▸ SOURCE DATA:
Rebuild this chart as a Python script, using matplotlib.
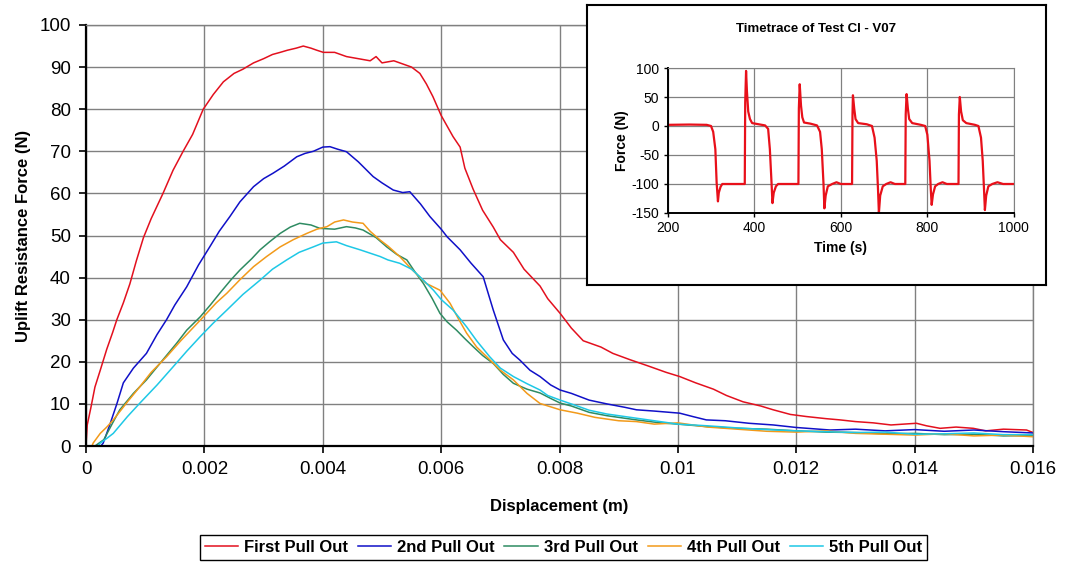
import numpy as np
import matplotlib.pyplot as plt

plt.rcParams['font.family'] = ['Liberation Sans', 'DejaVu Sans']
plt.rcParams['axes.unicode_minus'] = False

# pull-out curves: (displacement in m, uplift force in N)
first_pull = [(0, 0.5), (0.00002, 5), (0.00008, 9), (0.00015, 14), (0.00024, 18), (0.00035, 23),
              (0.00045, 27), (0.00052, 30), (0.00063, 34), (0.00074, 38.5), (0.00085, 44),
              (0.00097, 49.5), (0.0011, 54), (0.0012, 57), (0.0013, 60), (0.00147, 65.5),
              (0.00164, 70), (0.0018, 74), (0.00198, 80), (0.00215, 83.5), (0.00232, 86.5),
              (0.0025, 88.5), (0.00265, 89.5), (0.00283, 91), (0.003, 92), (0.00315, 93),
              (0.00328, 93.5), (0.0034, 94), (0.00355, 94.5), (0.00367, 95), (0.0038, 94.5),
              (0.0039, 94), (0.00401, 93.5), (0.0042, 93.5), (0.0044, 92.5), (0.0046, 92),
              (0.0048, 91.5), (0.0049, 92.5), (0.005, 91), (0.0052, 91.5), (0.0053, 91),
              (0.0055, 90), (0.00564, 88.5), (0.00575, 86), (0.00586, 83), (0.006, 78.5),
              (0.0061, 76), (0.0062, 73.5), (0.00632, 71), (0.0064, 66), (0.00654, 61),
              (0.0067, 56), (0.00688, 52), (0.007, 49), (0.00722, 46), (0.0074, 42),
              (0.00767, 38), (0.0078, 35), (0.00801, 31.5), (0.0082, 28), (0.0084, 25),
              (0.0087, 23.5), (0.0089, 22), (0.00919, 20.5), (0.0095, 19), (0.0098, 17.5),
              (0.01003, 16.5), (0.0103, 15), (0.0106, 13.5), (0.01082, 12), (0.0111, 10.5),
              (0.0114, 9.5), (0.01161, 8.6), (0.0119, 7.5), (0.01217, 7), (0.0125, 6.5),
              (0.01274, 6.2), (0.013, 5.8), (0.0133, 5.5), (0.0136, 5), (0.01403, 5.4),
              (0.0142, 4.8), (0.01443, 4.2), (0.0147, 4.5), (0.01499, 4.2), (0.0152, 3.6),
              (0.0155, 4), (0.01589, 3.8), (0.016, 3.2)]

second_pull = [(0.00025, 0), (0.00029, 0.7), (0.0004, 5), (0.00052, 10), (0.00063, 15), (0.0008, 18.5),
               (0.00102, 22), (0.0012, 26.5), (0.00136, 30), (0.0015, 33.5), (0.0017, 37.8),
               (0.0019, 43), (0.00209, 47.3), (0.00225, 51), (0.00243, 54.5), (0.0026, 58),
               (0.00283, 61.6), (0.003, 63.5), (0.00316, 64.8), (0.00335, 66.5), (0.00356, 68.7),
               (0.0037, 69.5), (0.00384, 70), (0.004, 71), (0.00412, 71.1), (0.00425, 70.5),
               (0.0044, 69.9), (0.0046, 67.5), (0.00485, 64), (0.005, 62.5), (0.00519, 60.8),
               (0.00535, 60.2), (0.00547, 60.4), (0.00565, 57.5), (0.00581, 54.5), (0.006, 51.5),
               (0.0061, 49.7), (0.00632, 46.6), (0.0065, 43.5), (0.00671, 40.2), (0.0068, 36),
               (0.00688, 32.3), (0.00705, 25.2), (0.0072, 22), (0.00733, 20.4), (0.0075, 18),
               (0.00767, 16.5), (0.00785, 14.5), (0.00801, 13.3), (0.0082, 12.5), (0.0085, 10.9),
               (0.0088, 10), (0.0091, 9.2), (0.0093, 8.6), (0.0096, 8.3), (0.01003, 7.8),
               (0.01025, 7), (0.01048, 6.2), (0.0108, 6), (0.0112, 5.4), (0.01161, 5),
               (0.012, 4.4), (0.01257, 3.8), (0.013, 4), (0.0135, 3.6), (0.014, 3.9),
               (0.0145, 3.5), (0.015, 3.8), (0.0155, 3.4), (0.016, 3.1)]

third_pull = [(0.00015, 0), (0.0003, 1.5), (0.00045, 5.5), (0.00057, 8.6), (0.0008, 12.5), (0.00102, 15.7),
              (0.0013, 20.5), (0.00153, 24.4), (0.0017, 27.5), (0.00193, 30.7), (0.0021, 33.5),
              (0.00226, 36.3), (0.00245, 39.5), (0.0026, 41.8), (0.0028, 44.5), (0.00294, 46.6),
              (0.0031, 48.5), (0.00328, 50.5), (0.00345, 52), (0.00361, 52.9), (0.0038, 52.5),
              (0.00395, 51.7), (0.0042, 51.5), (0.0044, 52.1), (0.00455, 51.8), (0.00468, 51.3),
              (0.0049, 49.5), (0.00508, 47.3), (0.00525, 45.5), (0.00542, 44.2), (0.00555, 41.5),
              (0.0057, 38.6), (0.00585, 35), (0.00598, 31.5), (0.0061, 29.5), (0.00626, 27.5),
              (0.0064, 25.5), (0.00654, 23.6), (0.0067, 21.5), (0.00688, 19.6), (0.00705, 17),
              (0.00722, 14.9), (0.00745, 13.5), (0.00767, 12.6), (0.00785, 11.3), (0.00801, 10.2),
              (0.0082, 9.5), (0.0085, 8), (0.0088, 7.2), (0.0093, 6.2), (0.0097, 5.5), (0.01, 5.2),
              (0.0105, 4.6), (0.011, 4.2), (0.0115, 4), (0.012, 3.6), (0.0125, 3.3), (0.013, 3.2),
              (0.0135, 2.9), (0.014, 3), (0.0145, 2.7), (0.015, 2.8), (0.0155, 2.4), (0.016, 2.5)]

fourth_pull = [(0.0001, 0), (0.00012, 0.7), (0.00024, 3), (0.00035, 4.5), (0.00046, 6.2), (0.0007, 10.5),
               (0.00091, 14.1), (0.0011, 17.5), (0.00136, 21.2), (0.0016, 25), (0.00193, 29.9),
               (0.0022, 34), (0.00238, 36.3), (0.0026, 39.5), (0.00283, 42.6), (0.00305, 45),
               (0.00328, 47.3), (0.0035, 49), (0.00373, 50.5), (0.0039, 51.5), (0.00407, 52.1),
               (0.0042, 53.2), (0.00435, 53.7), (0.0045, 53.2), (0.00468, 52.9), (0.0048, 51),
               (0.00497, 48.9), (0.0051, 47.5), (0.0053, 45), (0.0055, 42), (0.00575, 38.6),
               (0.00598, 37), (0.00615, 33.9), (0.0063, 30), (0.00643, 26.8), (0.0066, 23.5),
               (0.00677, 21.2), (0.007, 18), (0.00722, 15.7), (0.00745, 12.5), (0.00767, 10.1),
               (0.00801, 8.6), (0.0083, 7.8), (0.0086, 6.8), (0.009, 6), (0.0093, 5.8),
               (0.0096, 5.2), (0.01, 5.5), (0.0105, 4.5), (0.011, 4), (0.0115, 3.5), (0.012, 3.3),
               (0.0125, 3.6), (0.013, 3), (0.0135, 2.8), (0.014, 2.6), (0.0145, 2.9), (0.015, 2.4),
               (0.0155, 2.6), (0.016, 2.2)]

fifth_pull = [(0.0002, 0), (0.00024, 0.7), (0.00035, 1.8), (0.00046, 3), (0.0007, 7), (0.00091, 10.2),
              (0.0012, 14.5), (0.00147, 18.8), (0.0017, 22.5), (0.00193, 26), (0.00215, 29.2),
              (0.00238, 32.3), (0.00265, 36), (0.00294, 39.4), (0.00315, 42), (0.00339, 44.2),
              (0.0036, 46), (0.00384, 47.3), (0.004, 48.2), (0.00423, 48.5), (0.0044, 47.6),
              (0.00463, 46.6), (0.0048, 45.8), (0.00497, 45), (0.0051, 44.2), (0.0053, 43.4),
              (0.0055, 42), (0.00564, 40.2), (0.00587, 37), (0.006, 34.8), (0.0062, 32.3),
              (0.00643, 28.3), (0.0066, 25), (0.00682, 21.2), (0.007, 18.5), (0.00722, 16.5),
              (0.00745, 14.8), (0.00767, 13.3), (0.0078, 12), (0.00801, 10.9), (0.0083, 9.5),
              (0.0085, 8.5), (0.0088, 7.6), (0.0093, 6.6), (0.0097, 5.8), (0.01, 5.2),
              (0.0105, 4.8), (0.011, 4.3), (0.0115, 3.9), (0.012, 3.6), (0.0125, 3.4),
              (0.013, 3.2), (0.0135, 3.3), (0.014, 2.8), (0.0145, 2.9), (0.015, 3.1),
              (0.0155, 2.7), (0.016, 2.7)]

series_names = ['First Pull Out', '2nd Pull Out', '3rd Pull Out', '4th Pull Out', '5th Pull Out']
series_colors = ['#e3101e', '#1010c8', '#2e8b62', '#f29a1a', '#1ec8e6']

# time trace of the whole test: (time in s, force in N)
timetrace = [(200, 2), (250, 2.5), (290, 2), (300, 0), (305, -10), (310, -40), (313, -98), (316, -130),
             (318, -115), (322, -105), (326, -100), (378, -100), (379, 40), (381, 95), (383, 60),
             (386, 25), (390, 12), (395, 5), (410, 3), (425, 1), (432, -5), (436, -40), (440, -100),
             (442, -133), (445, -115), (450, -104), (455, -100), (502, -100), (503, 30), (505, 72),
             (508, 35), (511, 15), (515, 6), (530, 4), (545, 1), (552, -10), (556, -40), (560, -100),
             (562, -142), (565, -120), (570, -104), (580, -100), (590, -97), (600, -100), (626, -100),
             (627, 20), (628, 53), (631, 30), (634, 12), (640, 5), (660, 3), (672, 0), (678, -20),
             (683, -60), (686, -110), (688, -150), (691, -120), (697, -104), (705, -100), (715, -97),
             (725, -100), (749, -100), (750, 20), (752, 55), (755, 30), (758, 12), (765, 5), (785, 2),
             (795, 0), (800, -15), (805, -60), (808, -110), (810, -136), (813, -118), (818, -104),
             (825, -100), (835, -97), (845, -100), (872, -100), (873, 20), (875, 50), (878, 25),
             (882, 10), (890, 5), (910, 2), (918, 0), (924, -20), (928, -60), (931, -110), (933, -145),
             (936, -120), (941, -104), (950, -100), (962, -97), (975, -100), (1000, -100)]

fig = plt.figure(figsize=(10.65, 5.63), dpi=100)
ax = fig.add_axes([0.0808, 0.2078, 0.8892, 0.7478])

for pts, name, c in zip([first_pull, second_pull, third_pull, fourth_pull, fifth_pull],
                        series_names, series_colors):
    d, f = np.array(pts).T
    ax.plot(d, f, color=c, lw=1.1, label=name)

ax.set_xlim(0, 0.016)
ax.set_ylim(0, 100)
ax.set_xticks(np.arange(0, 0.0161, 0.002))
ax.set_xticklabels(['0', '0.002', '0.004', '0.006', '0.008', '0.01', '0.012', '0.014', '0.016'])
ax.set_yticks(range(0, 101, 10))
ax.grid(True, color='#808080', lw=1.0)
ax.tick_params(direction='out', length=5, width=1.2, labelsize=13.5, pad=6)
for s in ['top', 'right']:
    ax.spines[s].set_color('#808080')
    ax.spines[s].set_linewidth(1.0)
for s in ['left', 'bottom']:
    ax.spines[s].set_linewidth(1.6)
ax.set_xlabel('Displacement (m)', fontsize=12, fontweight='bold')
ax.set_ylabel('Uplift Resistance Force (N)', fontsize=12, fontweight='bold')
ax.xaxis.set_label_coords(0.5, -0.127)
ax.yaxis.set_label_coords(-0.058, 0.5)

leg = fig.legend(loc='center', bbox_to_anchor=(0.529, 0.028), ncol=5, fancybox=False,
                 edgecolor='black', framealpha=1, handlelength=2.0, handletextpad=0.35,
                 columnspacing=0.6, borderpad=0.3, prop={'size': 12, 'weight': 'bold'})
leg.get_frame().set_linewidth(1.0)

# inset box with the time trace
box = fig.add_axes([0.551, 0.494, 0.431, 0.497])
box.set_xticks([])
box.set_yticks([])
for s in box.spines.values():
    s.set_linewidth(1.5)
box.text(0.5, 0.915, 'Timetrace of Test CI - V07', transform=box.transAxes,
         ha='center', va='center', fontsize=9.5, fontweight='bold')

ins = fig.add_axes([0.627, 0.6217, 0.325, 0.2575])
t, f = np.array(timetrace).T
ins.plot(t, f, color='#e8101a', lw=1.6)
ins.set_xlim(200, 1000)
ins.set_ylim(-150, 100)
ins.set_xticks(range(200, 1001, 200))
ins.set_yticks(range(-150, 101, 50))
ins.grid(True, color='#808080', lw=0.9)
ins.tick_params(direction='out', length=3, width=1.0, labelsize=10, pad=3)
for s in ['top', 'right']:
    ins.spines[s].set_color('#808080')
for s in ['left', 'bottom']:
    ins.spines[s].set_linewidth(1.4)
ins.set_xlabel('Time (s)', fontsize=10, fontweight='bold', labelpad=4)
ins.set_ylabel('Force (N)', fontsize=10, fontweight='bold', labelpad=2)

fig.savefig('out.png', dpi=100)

▸ INSTRUCTION:
From the first line of the listing above, repeat every line through the one holding "plt.rcParams['axes.unicode_minus'] = False". Both ends count, and pictures stay out.

▸ ANSWER TO THIS PROBLEM:
Rebuild this chart as a Python script, using matplotlib.
import numpy as np
import matplotlib.pyplot as plt

plt.rcParams['font.family'] = ['Liberation Sans', 'DejaVu Sans']
plt.rcParams['axes.unicode_minus'] = False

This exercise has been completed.